--- Start ---

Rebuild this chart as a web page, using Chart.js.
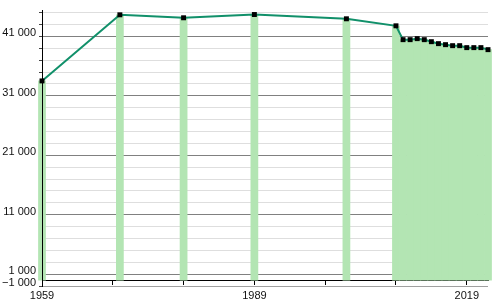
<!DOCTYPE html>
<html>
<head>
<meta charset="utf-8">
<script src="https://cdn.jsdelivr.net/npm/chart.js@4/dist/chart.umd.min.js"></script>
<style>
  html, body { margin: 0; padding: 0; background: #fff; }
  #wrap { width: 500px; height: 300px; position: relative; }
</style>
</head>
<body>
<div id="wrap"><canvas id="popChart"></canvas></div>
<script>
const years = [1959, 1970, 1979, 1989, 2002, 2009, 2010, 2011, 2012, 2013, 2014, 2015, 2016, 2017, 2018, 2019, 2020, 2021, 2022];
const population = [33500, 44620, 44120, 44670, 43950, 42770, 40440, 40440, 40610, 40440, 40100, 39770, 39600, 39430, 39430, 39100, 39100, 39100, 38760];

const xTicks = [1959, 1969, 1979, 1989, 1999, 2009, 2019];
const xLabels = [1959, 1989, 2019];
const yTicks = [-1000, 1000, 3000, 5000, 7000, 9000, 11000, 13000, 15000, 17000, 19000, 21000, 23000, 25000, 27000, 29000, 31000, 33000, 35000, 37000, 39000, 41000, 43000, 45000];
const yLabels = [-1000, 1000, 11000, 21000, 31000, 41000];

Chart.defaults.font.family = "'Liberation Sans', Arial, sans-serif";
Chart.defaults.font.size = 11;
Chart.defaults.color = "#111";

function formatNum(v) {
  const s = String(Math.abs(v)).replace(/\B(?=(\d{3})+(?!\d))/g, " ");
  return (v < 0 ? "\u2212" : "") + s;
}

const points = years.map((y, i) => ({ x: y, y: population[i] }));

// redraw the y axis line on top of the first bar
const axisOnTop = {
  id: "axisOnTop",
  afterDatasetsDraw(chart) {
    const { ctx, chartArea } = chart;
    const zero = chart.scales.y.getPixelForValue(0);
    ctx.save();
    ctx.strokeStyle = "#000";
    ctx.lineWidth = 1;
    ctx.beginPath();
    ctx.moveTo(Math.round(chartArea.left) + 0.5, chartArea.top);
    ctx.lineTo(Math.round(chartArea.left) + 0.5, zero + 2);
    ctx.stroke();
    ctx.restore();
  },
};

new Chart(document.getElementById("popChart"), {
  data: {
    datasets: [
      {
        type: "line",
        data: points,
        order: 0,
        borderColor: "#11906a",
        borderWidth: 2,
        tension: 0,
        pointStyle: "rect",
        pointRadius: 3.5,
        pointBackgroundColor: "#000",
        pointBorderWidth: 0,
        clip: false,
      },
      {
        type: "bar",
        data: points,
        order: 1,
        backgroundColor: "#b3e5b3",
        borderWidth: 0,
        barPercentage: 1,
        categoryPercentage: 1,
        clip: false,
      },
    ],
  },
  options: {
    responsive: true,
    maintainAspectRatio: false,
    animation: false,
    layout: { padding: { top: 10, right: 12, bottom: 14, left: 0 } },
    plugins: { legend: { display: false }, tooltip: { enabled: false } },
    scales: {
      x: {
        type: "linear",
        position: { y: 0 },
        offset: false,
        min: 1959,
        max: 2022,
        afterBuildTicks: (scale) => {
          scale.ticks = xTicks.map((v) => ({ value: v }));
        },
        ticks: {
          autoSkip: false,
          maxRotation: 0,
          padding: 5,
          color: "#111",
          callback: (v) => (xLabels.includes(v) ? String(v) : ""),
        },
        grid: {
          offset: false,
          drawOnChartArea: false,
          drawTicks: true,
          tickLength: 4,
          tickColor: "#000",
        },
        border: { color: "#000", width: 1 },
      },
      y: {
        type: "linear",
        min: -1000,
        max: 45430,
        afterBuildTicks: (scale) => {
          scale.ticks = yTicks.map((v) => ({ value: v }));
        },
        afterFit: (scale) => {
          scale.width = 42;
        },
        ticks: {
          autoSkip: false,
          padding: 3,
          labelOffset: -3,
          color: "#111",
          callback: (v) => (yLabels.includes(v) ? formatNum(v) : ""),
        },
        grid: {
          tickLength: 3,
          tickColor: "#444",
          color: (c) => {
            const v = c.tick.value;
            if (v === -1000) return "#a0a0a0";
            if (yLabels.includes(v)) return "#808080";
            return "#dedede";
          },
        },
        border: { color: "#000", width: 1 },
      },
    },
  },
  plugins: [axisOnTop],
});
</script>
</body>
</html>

--- End ---

Restate the full listing verbatim and drop every picture.

WRITTEN ANSWER
Rebuild this chart as a web page, using Chart.js.
<!DOCTYPE html>
<html>
<head>
<meta charset="utf-8">
<script src="https://cdn.jsdelivr.net/npm/chart.js@4/dist/chart.umd.min.js"></script>
<style>
  html, body { margin: 0; padding: 0; background: #fff; }
  #wrap { width: 500px; height: 300px; position: relative; }
</style>
</head>
<body>
<div id="wrap"><canvas id="popChart"></canvas></div>
<script>
const years = [1959, 1970, 1979, 1989, 2002, 2009, 2010, 2011, 2012, 2013, 2014, 2015, 2016, 2017, 2018, 2019, 2020, 2021, 2022];
const population = [33500, 44620, 44120, 44670, 43950, 42770, 40440, 40440, 40610, 40440, 40100, 39770, 39600, 39430, 39430, 39100, 39100, 39100, 38760];

const xTicks = [1959, 1969, 1979, 1989, 1999, 2009, 2019];
const xLabels = [1959, 1989, 2019];
const yTicks = [-1000, 1000, 3000, 5000, 7000, 9000, 11000, 13000, 15000, 17000, 19000, 21000, 23000, 25000, 27000, 29000, 31000, 33000, 35000, 37000, 39000, 41000, 43000, 45000];
const yLabels = [-1000, 1000, 11000, 21000, 31000, 41000];

Chart.defaults.font.family = "'Liberation Sans', Arial, sans-serif";
Chart.defaults.font.size = 11;
Chart.defaults.color = "#111";

function formatNum(v) {
  const s = String(Math.abs(v)).replace(/\B(?=(\d{3})+(?!\d))/g, " ");
  return (v < 0 ? "\u2212" : "") + s;
}

const points = years.map((y, i) => ({ x: y, y: population[i] }));

// redraw the y axis line on top of the first bar
const axisOnTop = {
  id: "axisOnTop",
  afterDatasetsDraw(chart) {
    const { ctx, chartArea } = chart;
    const zero = chart.scales.y.getPixelForValue(0);
    ctx.save();
    ctx.strokeStyle = "#000";
    ctx.lineWidth = 1;
    ctx.beginPath();
    ctx.moveTo(Math.round(chartArea.left) + 0.5, chartArea.top);
    ctx.lineTo(Math.round(chartArea.left) + 0.5, zero + 2);
    ctx.stroke();
    ctx.restore();
  },
};

new Chart(document.getElementById("popChart"), {
  data: {
    datasets: [
      {
        type: "line",
        data: points,
        order: 0,
        borderColor: "#11906a",
        borderWidth: 2,
        tension: 0,
        pointStyle: "rect",
        pointRadius: 3.5,
        pointBackgroundColor: "#000",
        pointBorderWidth: 0,
        clip: false,
      },
      {
        type: "bar",
        data: points,
        order: 1,
        backgroundColor: "#b3e5b3",
        borderWidth: 0,
        barPercentage: 1,
        categoryPercentage: 1,
        clip: false,
      },
    ],
  },
  options: {
    responsive: true,
    maintainAspectRatio: false,
    animation: false,
    layout: { padding: { top: 10, right: 12, bottom: 14, left: 0 } },
    plugins: { legend: { display: false }, tooltip: { enabled: false } },
    scales: {
      x: {
        type: "linear",
        position: { y: 0 },
        offset: false,
        min: 1959,
        max: 2022,
        afterBuildTicks: (scale) => {
          scale.ticks = xTicks.map((v) => ({ value: v }));
        },
        ticks: {
          autoSkip: false,
          maxRotation: 0,
          padding: 5,
          color: "#111",
          callback: (v) => (xLabels.includes(v) ? String(v) : ""),
        },
        grid: {
          offset: false,
          drawOnChartArea: false,
          drawTicks: true,
          tickLength: 4,
          tickColor: "#000",
        },
        border: { color: "#000", width: 1 },
      },
      y: {
        type: "linear",
        min: -1000,
        max: 45430,
        afterBuildTicks: (scale) => {
          scale.ticks = yTicks.map((v) => ({ value: v }));
        },
        afterFit: (scale) => {
          scale.width = 42;
        },
        ticks: {
          autoSkip: false,
          padding: 3,
          labelOffset: -3,
          color: "#111",
          callback: (v) => (yLabels.includes(v) ? formatNum(v) : ""),
        },
        grid: {
          tickLength: 3,
          tickColor: "#444",
          color: (c) => {
            const v = c.tick.value;
            if (v === -1000) return "#a0a0a0";
            if (yLabels.includes(v)) return "#808080";
            return "#dedede";
          },
        },
        border: { color: "#000", width: 1 },
      },
    },
  },
  plugins: [axisOnTop],
});
</script>
</body>
</html>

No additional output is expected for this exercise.